On Dec. 31, 2019, President Donald Trump declared the month of January as National Slavery and Human Trafficking Prevention Month.
In his signed statement, President Trump issued a challenge to every person in the U.S. to join the fight to end human trafficking.
“I call upon industry associations, law enforcement, private businesses, faith-based and other organizations of civil society, schools, families and all Americans to recognize our vital roles in ending all forms of modern slavery and to observe this month with appropriate programs and activities aimed at ending and preventing all forms of human trafficking.”

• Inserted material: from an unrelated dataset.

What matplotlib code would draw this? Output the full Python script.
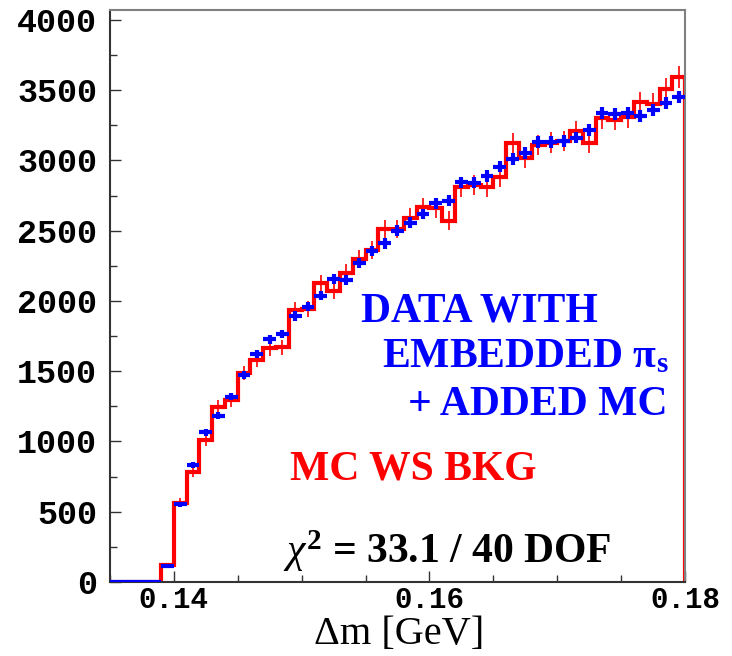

In other words, every person has a responsibility to do their part to end the tragedy of human trafficking.
First, we must clearly be able to identify and understand what constitutes human trafficking.

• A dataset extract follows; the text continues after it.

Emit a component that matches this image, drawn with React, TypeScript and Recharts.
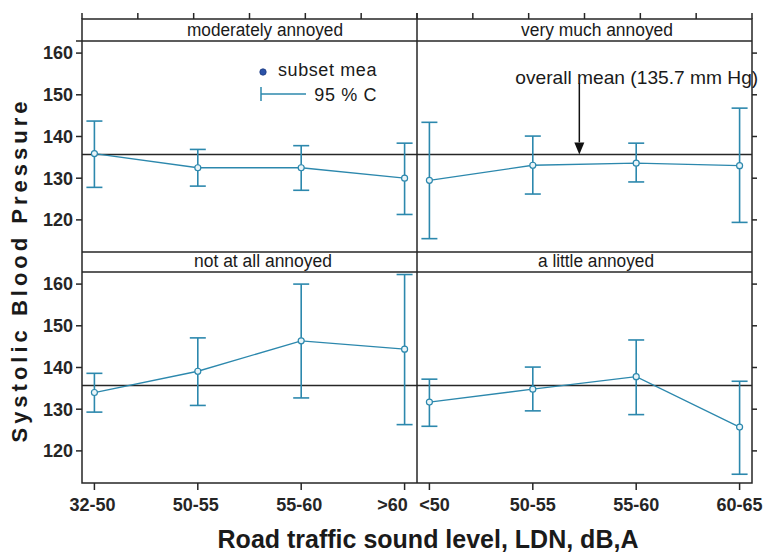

According to the U.S. Department of Homeland Security, human trafficking is the means by which individuals are forcibly or fraudulently coerced into some type of labor or sex act. However, sex trafficking is the most commonly reported – with 70% of female victims being trafficked specifically for sexual exploitation.
The common belief is that human trafficking only takes place in large cities or outside of the United States. But, In Our Backyard, an organization that has worked tirelessly for the past 10 years to eradicate sex trafficking, reports that trafficking occurs in every zip code in America.
The Department of Health and Human Services reports that human trafficking is the fastest growing enterprise in the world. This industry generates a profit of more than $150 billion per year, as reported by the U.S. Department of State.
Statistics show the enormity of the problem, especially in relation to sex trafficking.
—The U.S. Department of Justice reports that one child is trafficked for sexual exploitation reasons every two minutes.
—A21, a non-profit organization seeking to rescue trafficked humans, reports that millions are in bondage to trafficking around the world. Only about 1% of them are ever rescued.
—In 2018, the U.S. Department of Justice convicted 526 traffickers—with 501 of those convictions being predominantly related to sex trafficking.
—The National Human Trafficking Hotline reported receiving 10,949 calls in 2018. Of them, 7,869 were sex-trafficking related.
Though they may seem shocking, don’t let these statistics prevent you from becoming a part of the solution. As Christine Caine, founder of A21 shares, “When a lot of people do a little, it adds up and makes a difference.”